Multi-agent systems powered by large foundation models (LFMs) are increasingly deployed to control industrial robots through natural language, creating deployments in which security failures produce physical consequences. We analyse this threat landscape through Cobot-Claw, a deployed four-agent system for UR3e robotic arm control, and identify five attack classes specific to agentic cyber-physical systems. We propose ZTPM, a Zero Trust Policy Model comprising 25 typed primitives across five enforcement domains with Physical Impact Tiers as a runtime policy dimension. An empirical evaluation across 60 execution traces on two LFM backends provides initial evidence that actuation parameter selection is model-dependent and non-deterministic, motivating the need for policy-level enforcement at the physical actuation boundary.

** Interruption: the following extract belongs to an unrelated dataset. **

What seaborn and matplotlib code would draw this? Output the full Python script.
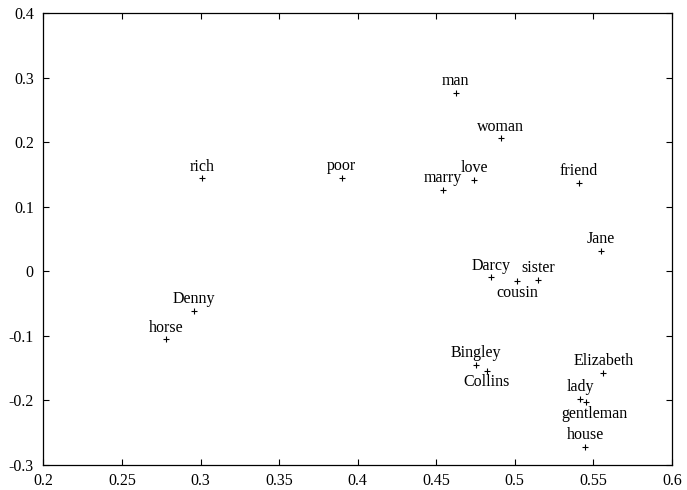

翻译：由大型基础模型（LFM）支持的多Agent系统正越来越多地通过自然语言被部署以控制工业机器人，这种部署模式中安全故障会产生物理后果。我们通过Cobot-Claw系统（一个用于UR3e机械臂控制的四Agent部署系统）分析该威胁景观，并识别出五种特定于Agent化信息物理系统的攻击类别。我们提出ZTPM零信任策略模型，该模型包含跨五个执行域的25类类型化基元，并以物理影响层级作为运行时策略维度。在两种LFM后端上对60条执行轨迹进行的实证评估初步表明，驱动参数选择具有模型依赖性和非确定性，这凸显了在物理执行边界实施策略级管控的必要性。